Sal Price stares intently at things throughout “Chemistry.” And then he dies.

This week’s table-turning Dexter opens on a reflective, post-coital Dexter considering his recent loss of control and the inexorable attraction some people feel toward each other.

That pull pulsates throughout “Chemistry,” a crystallization of the mid-season plot points that recaptures the urgency of the opening episodes and puts the seventh season back on track for a whirlwind final half.

The next morning, Dexter remarks that Hannah never asked why he kills. “I don’t need to,” she responds cheekily.

Watching them from afar is Sal Price, the true crime author trying to bed Deb and uncover Hannah’s role in the Randall killings — and other murders — who tails Dex and Hannah for most of the hour.

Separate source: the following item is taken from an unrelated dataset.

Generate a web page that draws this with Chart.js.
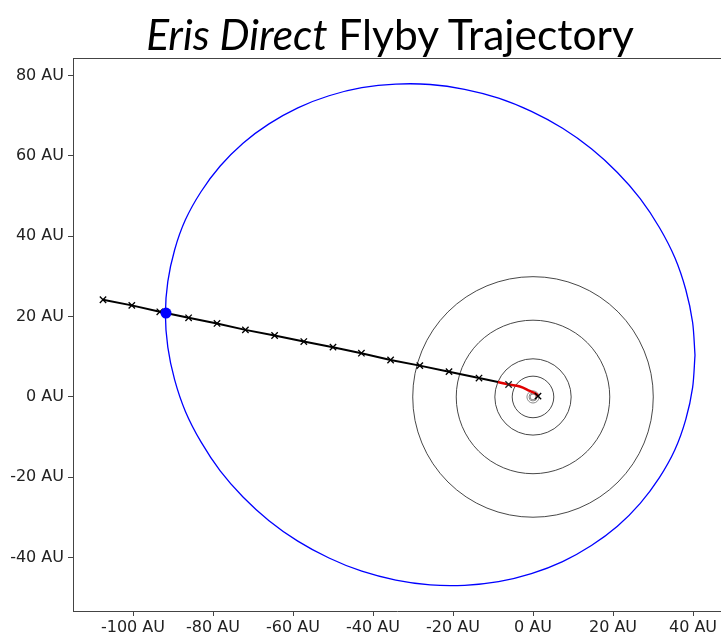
<!DOCTYPE html>
<html>
<head>
<meta charset="utf-8">
<script src="https://cdn.jsdelivr.net/npm/chart.js@4/dist/chart.umd.min.js"></script>
<style>
  body { margin: 0; background: #fff; }
  #wrap { position: relative; width: 721px; height: 640px; overflow: hidden; }
  #title {
    position: absolute; left: 0; top: 8px; width: 780px; text-align: center;
    font-family: Lato, "Noto Sans", sans-serif; font-size: 42.5px; color: #000;
    white-space: nowrap;
  }
</style>
</head>
<body>
<div id="wrap">
  <div id="title"><i>Eris Direct</i> Flyby Trajectory</div>
  <canvas id="myChart"></canvas>
</div>
<script>
// planet orbits (AU), drawn as circles around the Sun
const outerOrbitRadii = [30.07, 19.19, 9.54, 5.2];
const innerOrbitRadii = [1.52, 1.0, 0.72];

// Eris orbit, projected (AU) - closed loop
const erisOrbitX = [40.5, 39.9, 38.2, 35.5, 31.6, 26.8, 21.1, 14.6, 7.4, -0.4, -8.6, -17.1,
                    -25.7, -34.3, -42.8, -51.0, -58.8, -66.0, -72.5, -78.2, -83.0, -86.9, -89.6, -91.3,
                    -91.9, -91.3, -89.6, -86.9, -83.0, -78.2, -72.5, -66.0, -58.8, -51.0, -42.8, -34.3,
                    -25.7, -17.1, -8.6, -0.4, 7.4, 14.6, 21.1, 26.8, 31.6, 35.5, 38.2, 39.9, 40.5];
const erisOrbitY = [10.4, 18.6, 26.7, 34.6, 42.2, 49.4, 55.9, 61.8, 66.9, 71.1, 74.4, 76.6,
                    77.8, 77.9, 77.0, 75.0, 72.0, 68.0, 63.2, 57.5, 51.1, 44.1, 36.6, 28.7,
                    20.6, 12.4, 4.3, -3.6, -11.2, -18.4, -24.9, -30.8, -35.9, -40.1, -43.4, -45.6,
                    -46.8, -46.9, -46.0, -44.0, -41.0, -37.0, -32.2, -26.5, -20.1, -13.1, -5.6, 2.3, 10.4];

// Eris at flyby
const erisX = [-91.75];
const erisY = [20.9];

// cruise leg (black, yearly markers)
const cruiseX = [-107.5, -100.3, -93.3, -86.1, -79.0, -71.9, -64.6, -57.3, -50.0, -42.9, -35.6, -28.3, -21.0, -13.5, -8.75];
const cruiseY = [24.2, 22.8, 21.2, 19.7, 18.3, 16.7, 15.3, 13.8, 12.4, 10.9, 9.2, 7.8, 6.3, 4.7, 3.7];

// launch leg (red)
const launchX = [-8.75, -6.1, -3.3, -0.8, 0.85, 1.25];
const launchY = [3.7, 3.1, 2.6, 1.5, 0.7, 0.1];
const launchMarker = [0, 4.5, 0, 0, 0, 0];

// departure point
const departX = [1.25];
const departY = [0.2];

const xTicks = [-100, -80, -60, -40, -20, 0, 20, 40];
const yTicks = [-40, -20, 0, 20, 40, 60, 80];

const pts = (xs, ys) => xs.map((x, i) => ({ x: x, y: ys[i] }));
const auToPx = (c, r) => {
    const s = c.chart.scales.x;
    return Math.abs(s.getPixelForValue(r) - s.getPixelForValue(0));
};

// top spine
const frame = {
    id: 'frame',
    afterDraw(chart) {
        const { ctx, chartArea: a } = chart;
        ctx.save();
        ctx.strokeStyle = '#444';
        ctx.lineWidth = 1;
        ctx.beginPath();
        ctx.moveTo(a.left, a.top + 0.5);
        ctx.lineTo(a.right, a.top + 0.5);
        ctx.stroke();
        ctx.restore();
    }
};

const axisFont = { family: 'DejaVu Sans', size: 16 };

const ctx = document.getElementById('myChart');
new Chart(ctx, {
    type: 'scatter',
    data: {
        datasets: [
            {
                data: pts(erisX, erisY),
                pointRadius: 5.5,
                pointBackgroundColor: '#0000ff',
                pointBorderWidth: 0
            },
            {
                data: pts(departX, departY),
                pointStyle: 'crossRot',
                pointRadius: 4.5,
                pointBorderColor: '#000',
                pointBorderWidth: 1.3
            },
            {
                data: pts(launchX, launchY),
                showLine: true,
                borderColor: '#e00000',
                borderWidth: 2.5,
                tension: 0.4,
                pointStyle: 'crossRot',
                pointRadius: launchMarker,
                pointBorderColor: '#222',
                pointBorderWidth: 1.3
            },
            {
                data: pts(cruiseX, cruiseY),
                showLine: true,
                borderColor: '#000',
                borderWidth: 2,
                pointStyle: 'crossRot',
                pointRadius: cruiseX.map((x, i) => i === cruiseX.length - 1 ? 0 : 4.5),
                pointBorderColor: '#000',
                pointBorderWidth: 1.3
            },
            {
                data: pts(erisOrbitX, erisOrbitY),
                showLine: true,
                borderColor: '#0000ff',
                borderWidth: 1.3,
                tension: 0.3,
                pointRadius: 0
            },
            {
                data: innerOrbitRadii.map(() => ({ x: 0, y: 0 })),
                pointRadius: c => auToPx(c, innerOrbitRadii[c.dataIndex]),
                pointBackgroundColor: 'rgba(0,0,0,0)',
                pointBorderColor: '#888',
                pointBorderWidth: 1
            },
            {
                data: outerOrbitRadii.map(() => ({ x: 0, y: 0 })),
                pointRadius: c => auToPx(c, outerOrbitRadii[c.dataIndex]),
                pointBackgroundColor: 'rgba(0,0,0,0)',
                pointBorderColor: '#333',
                pointBorderWidth: 0.9
            }
        ]
    },
    options: {
        responsive: true,
        maintainAspectRatio: false,
        animation: false,
        events: [],
        layout: { autoPadding: false, padding: { top: 58, right: 0, left: 0, bottom: 0 } },
        plugins: { legend: { display: false }, tooltip: { enabled: false } },
        scales: {
            x: {
                type: 'linear',
                min: -115,
                max: 47,
                afterFit: s => { s.height = 29; s.paddingLeft = 0; s.paddingRight = 0; },
                afterBuildTicks: s => { s.ticks = xTicks.map(v => ({ value: v })); },
                grid: { drawOnChartArea: false, tickLength: 5, color: '#444' },
                border: { color: '#444', width: 1 },
                ticks: {
                    font: axisFont, color: '#222', padding: 2, maxRotation: 0,
                    callback: v => v + ' AU'
                }
            },
            y: {
                type: 'linear',
                min: -53.3,
                max: 84.4,
                afterFit: s => { s.width = 73; s.paddingTop = 0; s.paddingBottom = 0; },
                afterBuildTicks: s => { s.ticks = yTicks.map(v => ({ value: v })); },
                grid: { drawOnChartArea: false, tickLength: 5, color: '#444' },
                border: { color: '#444', width: 1 },
                ticks: {
                    font: axisFont, color: '#222', padding: 4,
                    callback: v => v + ' AU'
                }
            }
        }
    },
    plugins: [frame]
});
</script>
</body>
</html>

Dexter uses his dextrous deception to divert Price temporarily.

Back at Miami Metro, LaGuerta bemoans the dearth of Bay Harbor Butcher evidence. Deb tries to persuade her to give up and admit Doakes’ culpability, but LaGuerta hesitates.

Amazingly, I rooted for LaGuerta during this scene. I’m both excited and scared by the potential of a Breaking Bad-esque transformation of Dexter from antihero to straightforward villain. If we eventually can’t root for Dexter, this show would lose much of its intimate and dangerous appeal.

Deb tells Dexter she’s found out his blood coverup, but thinks it’s so he can kill Hannah. She’s almost right.

The police discover the Isaak Sirko evidence has disappeared thanks to the ridiculously coiffed (and written) Quinn, who later finds himself fully in the Koshka Brotherhood’s pocket. Batista suspects him of foul play, but nothing comes of it.

Both separately evading Price’s journalistic entreaties, Dexter and Hannah talk about why they kill.

“Killing for me is just surrendering to nature’s way,” she says. “Survival of the fittest.”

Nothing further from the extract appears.